The current rise of the band ‘Kneecap’ has just filled a gap left behind by ballad groups that catered for an older generation of barstool ‘republicans.’
Rap music had its origins in the USA in African-American inner-city street culture. The genre was a level or two below the kind of music where you had to have any music skills. Rap could be performed by anyone who could speak, in essence; you didn’t have to be able to sing or play an instrument to express yourself through rap. A dress culture also developed around it – hoodies down over the eyes, and baggy trousers that appeared about to fall down. This style developed when police officers took away the belts of arrested suspects in case they might use them to harm themselves.

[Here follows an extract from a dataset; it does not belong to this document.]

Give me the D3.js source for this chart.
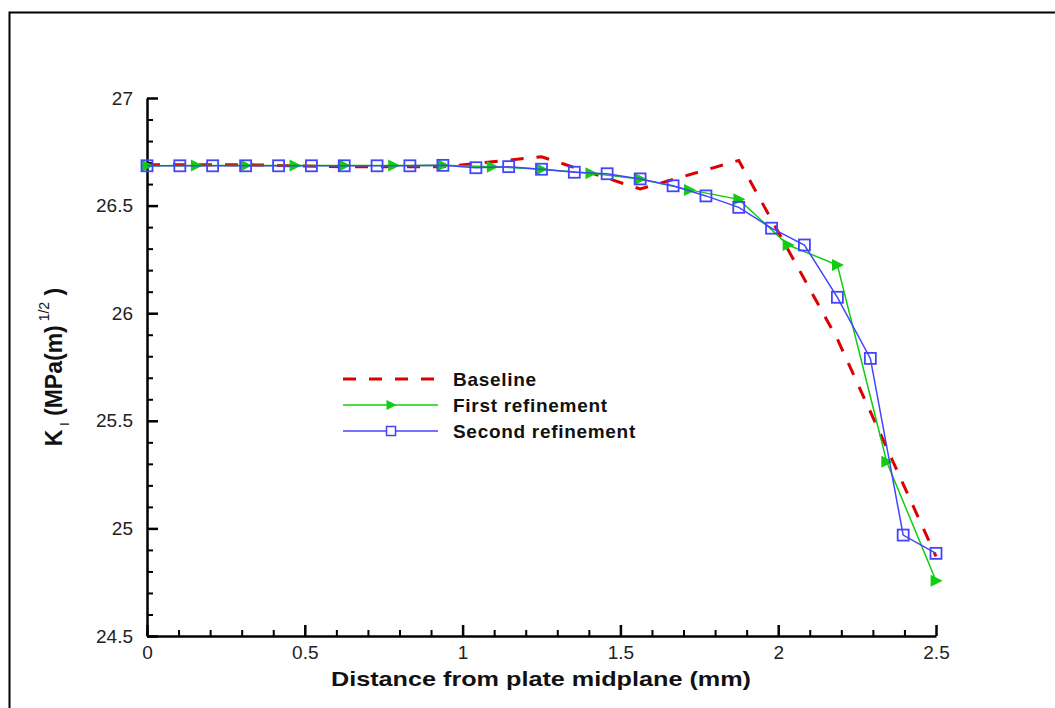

Clothing manufacturers quickly began to cater for this trend. One well-known chain even put some of the new styles on racks near the doorways of their New York stores so that they would be easily be grabbed by shoplifters and in that way would quickly appear on the streets. Demand quickly grew worldwide, and soon young people in rural towns in Ireland were hiding their eyes under hoodies and loosening their belts, trying to look like they were selling drugs or suffering terribly because of their African origins, even if they came from Boyle or Ballygar.
That’s the nature of fashions in music and dress, they develop even if an earlier generation can’t see the appeal. It was ever thus; in our young days we grew our hair long and bought Beatles records, singing songs of peace and love as we rounded up the cows of an evening, even though we didn’t live in some kind of a hippy colony in San Francisco.
The current rise of the band ‘Kneecap’ has just filled a gap left behind by ballad groups that catered for an older generation of barstool ‘republicans.’ Their name is grotesque when you consider the thousands of people maimed or killed by paramilitaries, including the 2,000 victims of punishment beatings that have taken place since the Good Friday Agreement.
Their straying over the line into calling for the deaths of elected representatives is wrong, as are their chants in support of other terrorist groups, but I wouldn’t worry about them.
When Barry McGuigan’s 1985 world boxing title success was parodied by the late Dermot Morgan with his song ‘Thank you very much, Mister Eastwood,’ McGuigan killed off the song with a pithy comment that it was about as funny as a Mass Card, and the same will happen with the tasteless and formulaic ‘music’ produced by Kneecap. Their day might have come, as their idols would have put it, but they will soon be viewing that day in the rearview mirror. In all fashions, quality is all that survives, in the end.